## WHAT TO WORK ON
Produce a word-for-word copy of the listing below without its pictures.

----------

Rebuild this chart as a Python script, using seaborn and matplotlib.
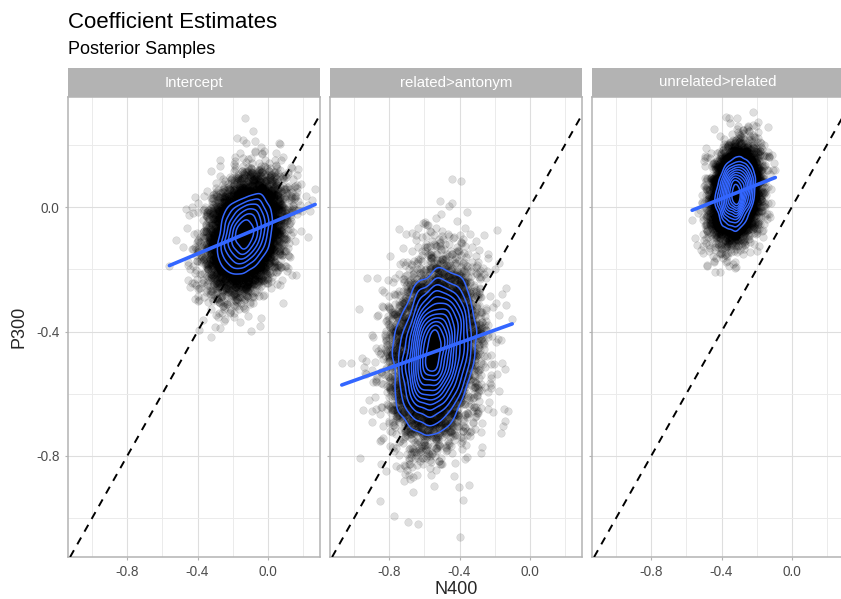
import numpy as np
import pandas as pd
import matplotlib
matplotlib.use("Agg")
import matplotlib.pyplot as plt
from matplotlib.patches import Rectangle
from matplotlib.ticker import FixedLocator
import seaborn as sns

sns.set_theme(style="white")
plt.rcParams["font.family"] = ["Liberation Sans", "DejaVu Sans"]
plt.rcParams["axes.unicode_minus"] = False

# ---- data (summary of the posterior clouds) ----
terms = ["Intercept", "related>antonym", "unrelated>related"]
n400_mean = [-0.13, -0.54, -0.32]
n400_sd = [0.097, 0.108, 0.060]
p300_mean = [-0.085, -0.465, 0.045]
p300_sd = [0.082, 0.125, 0.064]
corr = [0.28, 0.18, 0.19]
tail_df = [40, 24, 40]          # heavier tails in the related>antonym cloud
n_samples = 8000
# individual extreme samples visible in the picture
extreme_term = ["Intercept", "Intercept", "related>antonym", "related>antonym",
                "related>antonym", "related>antonym", "related>antonym",
                "unrelated>related", "unrelated>related"]
extreme_n400 = [-0.13, -0.56, -0.40, -1.07, -0.10, -0.44, -0.51, -0.31, -0.48]
extreme_p300 = [0.286, -0.19, -1.06, -0.50, -0.36, 0.09, 0.02, 0.286, -0.19]
x_ticks = [-0.8, -0.4, 0.0]
y_ticks = [-0.8, -0.4, 0.0]
x_minor = [-1.0, -0.6, -0.2, 0.2]
y_minor = [-1.0, -0.6, -0.2, 0.2]


# deterministic equidistributed (quadratic Weyl) bivariate-t draws, no RNG
def weyl_draws(n, k, nu):
    i = np.arange(1, n + 1, dtype=np.float64)
    a1, a2 = np.sqrt(2.0) + 0.1 * k, np.sqrt(3.0) + 0.07 * k
    b1, b2 = np.sqrt(5.0), np.sqrt(7.0)
    u1 = np.mod(i * i * a1 + i * b1, 1.0)
    u2 = np.mod(i * i * a2 + i * b2, 1.0)
    u1 = np.clip(u1, 6.0 / n, 1.0)
    r = np.sqrt(nu * (u1 ** (-2.0 / nu) - 1.0))
    return r * np.cos(2 * np.pi * u2), r * np.sin(2 * np.pi * u2)


frames = []
for k, t in enumerate(terms):
    z1, z2 = weyl_draws(n_samples, k, tail_df[k])
    x = n400_mean[k] + n400_sd[k] * z1
    y = p300_mean[k] + p300_sd[k] * (corr[k] * z1 + np.sqrt(1 - corr[k] ** 2) * z2)
    frames.append(pd.DataFrame({"term": t, "N400": x, "P300": y}))
frames.append(pd.DataFrame({"term": extreme_term, "N400": extreme_n400, "P300": extreme_p300}))
df = pd.concat(frames, ignore_index=True)

levels = {
    "Intercept": list(np.linspace(0.30, 0.87, 6)),
    "related>antonym": list(np.linspace(0.13, 0.91, 12)),
    "unrelated>related": list(np.linspace(0.20, 0.91, 10)),
}

W, H = 841, 599
fig = plt.figure(figsize=(W / 100, H / 100), dpi=100)
blue = "#3366FF"
xlim = (-1.137, 0.297)
ylim = (-1.125, 0.354)

for k, t in enumerate(terms):
    left = (68 + k * 262) / W
    ax = fig.add_axes([left, (H - 557) / H, 252 / W, 460 / H])
    sub = df[df["term"] == t]
    ax.set_xlim(*xlim)
    ax.set_ylim(*ylim)
    ax.xaxis.set_major_locator(FixedLocator(x_ticks))
    ax.yaxis.set_major_locator(FixedLocator(y_ticks))
    ax.xaxis.set_minor_locator(FixedLocator(x_minor))
    ax.yaxis.set_minor_locator(FixedLocator(y_minor))
    ax.grid(True, which="major", color="#DEDEDE", lw=0.8)
    ax.grid(True, which="minor", color="#EBEBEB", lw=0.7)
    ax.set_axisbelow(True)

    sns.scatterplot(data=sub, x="N400", y="P300", ax=ax, color="black",
                    alpha=0.13, s=30, edgecolor="black", linewidth=0.35, zorder=2)
    ax.axline((0, 0), slope=1, color="black", lw=1.4, ls=(0, (4, 3.5)), zorder=3)
    sns.kdeplot(data=sub, x="N400", y="P300", ax=ax, levels=levels[t],
                color=blue, linewidths=1.1, zorder=4)
    sns.regplot(data=sub, x="N400", y="P300", ax=ax, scatter=False, ci=None,
                truncate=True, line_kws=dict(color=blue, lw=2.6, zorder=5))

    ax.set_xlim(*xlim)
    ax.set_ylim(*ylim)
    ax.set_xlabel("")
    ax.set_ylabel("")
    ax.set_xticklabels([f"{v:.1f}" for v in x_ticks])
    if k == 0:
        ax.set_yticklabels([f"{v:.1f}" for v in y_ticks])
    else:
        ax.set_yticklabels([])
    ax.tick_params(which="major", length=2.5, width=0.8, color="#B3B3B3",
                   labelcolor="#4D4D4D", labelsize=9.8, pad=3.5,
                   bottom=True, left=True)
    ax.tick_params(which="minor", length=0)
    for sp in ax.spines.values():
        sp.set_color("#B3B3B3")
        sp.set_linewidth(1.1)

    sh = 29 / 460
    ax.add_patch(Rectangle((0, 1), 1, sh, transform=ax.transAxes,
                           facecolor="#B3B3B3", edgecolor="none", clip_on=False))
    ax.text(0.5, 1 + sh / 2, t, transform=ax.transAxes, ha="center", va="center",
            color="white", fontsize=10.8)

fig.text(68 / W, 1 - 28.5 / H, "Coefficient Estimates", fontsize=16,
         ha="left", va="baseline", color="black")
fig.text(68 / W, 1 - 54 / H, "Posterior Samples", fontsize=13,
         ha="left", va="baseline", color="black")
fig.text(456 / W, 1 - 589 / H, "N400", fontsize=13, ha="center", va="center")
fig.text(19 / W, 1 - 327 / H, "P300", fontsize=13, ha="center", va="center",
         rotation=90)

fig.savefig("out.png", dpi=100, facecolor="white")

----------

## RESULT
Rebuild this chart as a Python script, using seaborn and matplotlib.
import numpy as np
import pandas as pd
import matplotlib
matplotlib.use("Agg")
import matplotlib.pyplot as plt
from matplotlib.patches import Rectangle
from matplotlib.ticker import FixedLocator
import seaborn as sns

sns.set_theme(style="white")
plt.rcParams["font.family"] = ["Liberation Sans", "DejaVu Sans"]
plt.rcParams["axes.unicode_minus"] = False

# ---- data (summary of the posterior clouds) ----
terms = ["Intercept", "related>antonym", "unrelated>related"]
n400_mean = [-0.13, -0.54, -0.32]
n400_sd = [0.097, 0.108, 0.060]
p300_mean = [-0.085, -0.465, 0.045]
p300_sd = [0.082, 0.125, 0.064]
corr = [0.28, 0.18, 0.19]
tail_df = [40, 24, 40]          # heavier tails in the related>antonym cloud
n_samples = 8000
# individual extreme samples visible in the picture
extreme_term = ["Intercept", "Intercept", "related>antonym", "related>antonym",
                "related>antonym", "related>antonym", "related>antonym",
                "unrelated>related", "unrelated>related"]
extreme_n400 = [-0.13, -0.56, -0.40, -1.07, -0.10, -0.44, -0.51, -0.31, -0.48]
extreme_p300 = [0.286, -0.19, -1.06, -0.50, -0.36, 0.09, 0.02, 0.286, -0.19]
x_ticks = [-0.8, -0.4, 0.0]
y_ticks = [-0.8, -0.4, 0.0]
x_minor = [-1.0, -0.6, -0.2, 0.2]
y_minor = [-1.0, -0.6, -0.2, 0.2]


# deterministic equidistributed (quadratic Weyl) bivariate-t draws, no RNG
def weyl_draws(n, k, nu):
    i = np.arange(1, n + 1, dtype=np.float64)
    a1, a2 = np.sqrt(2.0) + 0.1 * k, np.sqrt(3.0) + 0.07 * k
    b1, b2 = np.sqrt(5.0), np.sqrt(7.0)
    u1 = np.mod(i * i * a1 + i * b1, 1.0)
    u2 = np.mod(i * i * a2 + i * b2, 1.0)
    u1 = np.clip(u1, 6.0 / n, 1.0)
    r = np.sqrt(nu * (u1 ** (-2.0 / nu) - 1.0))
    return r * np.cos(2 * np.pi * u2), r * np.sin(2 * np.pi * u2)


frames = []
for k, t in enumerate(terms):
    z1, z2 = weyl_draws(n_samples, k, tail_df[k])
    x = n400_mean[k] + n400_sd[k] * z1
    y = p300_mean[k] + p300_sd[k] * (corr[k] * z1 + np.sqrt(1 - corr[k] ** 2) * z2)
    frames.append(pd.DataFrame({"term": t, "N400": x, "P300": y}))
frames.append(pd.DataFrame({"term": extreme_term, "N400": extreme_n400, "P300": extreme_p300}))
df = pd.concat(frames, ignore_index=True)

levels = {
    "Intercept": list(np.linspace(0.30, 0.87, 6)),
    "related>antonym": list(np.linspace(0.13, 0.91, 12)),
    "unrelated>related": list(np.linspace(0.20, 0.91, 10)),
}

W, H = 841, 599
fig = plt.figure(figsize=(W / 100, H / 100), dpi=100)
blue = "#3366FF"
xlim = (-1.137, 0.297)
ylim = (-1.125, 0.354)

for k, t in enumerate(terms):
    left = (68 + k * 262) / W
    ax = fig.add_axes([left, (H - 557) / H, 252 / W, 460 / H])
    sub = df[df["term"] == t]
    ax.set_xlim(*xlim)
    ax.set_ylim(*ylim)
    ax.xaxis.set_major_locator(FixedLocator(x_ticks))
    ax.yaxis.set_major_locator(FixedLocator(y_ticks))
    ax.xaxis.set_minor_locator(FixedLocator(x_minor))
    ax.yaxis.set_minor_locator(FixedLocator(y_minor))
    ax.grid(True, which="major", color="#DEDEDE", lw=0.8)
    ax.grid(True, which="minor", color="#EBEBEB", lw=0.7)
    ax.set_axisbelow(True)

    sns.scatterplot(data=sub, x="N400", y="P300", ax=ax, color="black",
                    alpha=0.13, s=30, edgecolor="black", linewidth=0.35, zorder=2)
    ax.axline((0, 0), slope=1, color="black", lw=1.4, ls=(0, (4, 3.5)), zorder=3)
    sns.kdeplot(data=sub, x="N400", y="P300", ax=ax, levels=levels[t],
                color=blue, linewidths=1.1, zorder=4)
    sns.regplot(data=sub, x="N400", y="P300", ax=ax, scatter=False, ci=None,
                truncate=True, line_kws=dict(color=blue, lw=2.6, zorder=5))

    ax.set_xlim(*xlim)
    ax.set_ylim(*ylim)
    ax.set_xlabel("")
    ax.set_ylabel("")
    ax.set_xticklabels([f"{v:.1f}" for v in x_ticks])
    if k == 0:
        ax.set_yticklabels([f"{v:.1f}" for v in y_ticks])
    else:
        ax.set_yticklabels([])
    ax.tick_params(which="major", length=2.5, width=0.8, color="#B3B3B3",
                   labelcolor="#4D4D4D", labelsize=9.8, pad=3.5,
                   bottom=True, left=True)
    ax.tick_params(which="minor", length=0)
    for sp in ax.spines.values():
        sp.set_color("#B3B3B3")
        sp.set_linewidth(1.1)

    sh = 29 / 460
    ax.add_patch(Rectangle((0, 1), 1, sh, transform=ax.transAxes,
                           facecolor="#B3B3B3", edgecolor="none", clip_on=False))
    ax.text(0.5, 1 + sh / 2, t, transform=ax.transAxes, ha="center", va="center",
            color="white", fontsize=10.8)

fig.text(68 / W, 1 - 28.5 / H, "Coefficient Estimates", fontsize=16,
         ha="left", va="baseline", color="black")
fig.text(68 / W, 1 - 54 / H, "Posterior Samples", fontsize=13,
         ha="left", va="baseline", color="black")
fig.text(456 / W, 1 - 589 / H, "N400", fontsize=13, ha="center", va="center")
fig.text(19 / W, 1 - 327 / H, "P300", fontsize=13, ha="center", va="center",
         rotation=90)

fig.savefig("out.png", dpi=100, facecolor="white")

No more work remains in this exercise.